What Retailers Should Look for in Extraction Partners

For cannabis retailers using tolling to turn biomass into finished goods, choosing the right extraction partner is essential. A strong partner helps maintain product consistency, ensures compliance, and protects brand reputation. A weak one can lead to delays, failed tests, or major financial setbacks. Here’s what retailers should be evaluating before committing to an extraction partner.

1. Compliance, Licensing, and Track-and-Trace

Any extraction partner must demonstrate a clean regulatory record and proper licensing. Retailers should confirm:

  • Active extraction and manufacturing licenses
  • Recent facility inspections without major violations
  • Documented SOPs for intake, processing, and storage
  • Full alignment with systems such as METRC

A partner that struggles with compliance can cause product holds or recalls—problems that quickly reach the retail level. Asking for inspection summaries and compliance logs is an expected part of due diligence.

2. Quality Management and Process Control

A reliable extraction partner operates with structure and consistency. That means:

  • Clear SOPs for each extraction step
  • Controls for temperature, pressure, solvents, and filtration
  • Standard checks during distillation, winterization, and formulation
  • Final inspection protocols for clarity, dosing accuracy, and stability

Some leading labs follow GMP-style frameworks or carry certifications such as ISO 9001. These systems reduce errors and improve repeatability—critical for retailers who need predictable products.

3. Accredited Third-Party Lab Testing

Testing is non-negotiable. Retailers should require:

  • ISO/IEC 17025-accredited laboratories
  • Full compliance panels: potency, heavy metals, pesticides, solvents, microbes
  • COAs tied to batch numbers and accessible digitally
  • Transparent reporting for any failed tests or retests

If an extraction partner uses non-accredited labs or hesitates to share results, it’s a red flag.

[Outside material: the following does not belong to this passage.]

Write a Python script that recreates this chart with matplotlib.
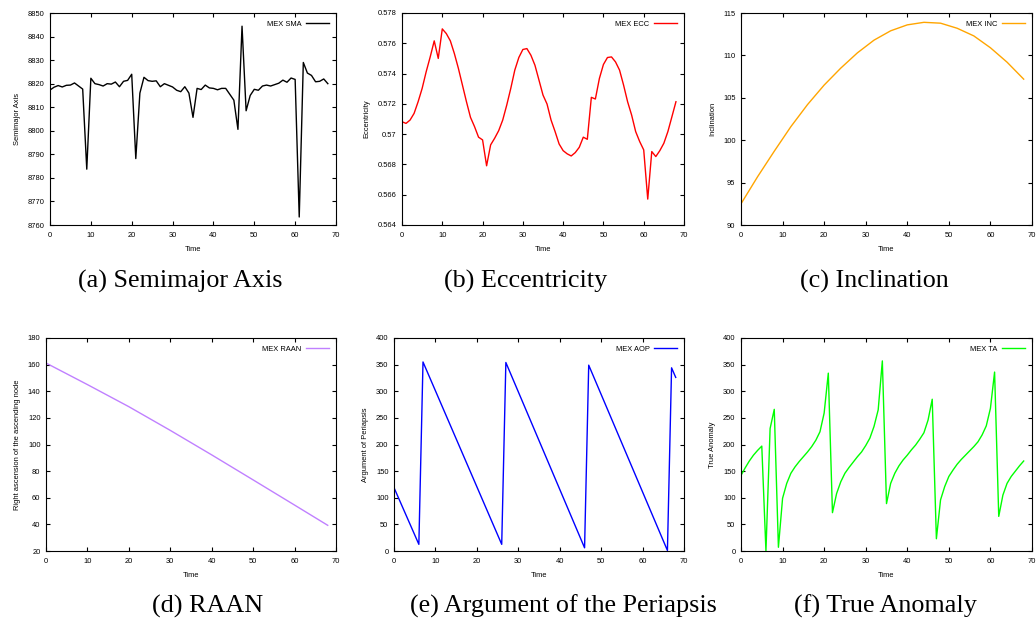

4. Category-Specific Expertise

Retailers typically offer a range of product types, so they need a partner experienced across formats:

  • Vapes: terpene preservation, safe formulation practices, distillate and live resin expertise
  • Edibles and beverages: precise dosing, homogeneous mixing, stable emulsions
  • Topicals: ingredient compatibility and long-term stability testing

Asking for examples of past products, production run sizes, and performance history helps verify real capability.

5. Communication, Transparency, and Traceability

Tolling depends on clear communication. Retailers should expect:

  • Intake records reflecting biomass received
  • Yield reports showing potency in vs. potency out
  • Updates on timelines, production issues, or failed tests
  • Easy access to records and COAs

Good extraction partners behave like internal team members—proactive, organized, and transparent.

6. Capacity and Reliability

Retailers must ensure that partners can keep up with demand. Important considerations include:

  • Current throughput and remaining capacity
  • Backup equipment to reduce downtime
  • Accurate lead time estimates
  • Ability to scale during peak seasons

An extraction partner running at max capacity can create inventory gaps that affect retailers directly.

7. Shared Values and Safety Standards

Retailers should seek partners aligned with consumer safety and brand values. That includes:

  • Clean formulations without unauthorized additives
  • Responsible waste handling
  • Efficient solvent recovery
  • Commitment to consumer-focused innovation

Alignment here ensures the finished products reflect the retailer’s standards.

Retail takeaway: The right extraction partner supports product consistency, compliance, and long-term brand health. By evaluating compliance, quality management, testing, communication, capacity, and safety standards, retailers can build dependable partnerships that strengthen their entire product lineup.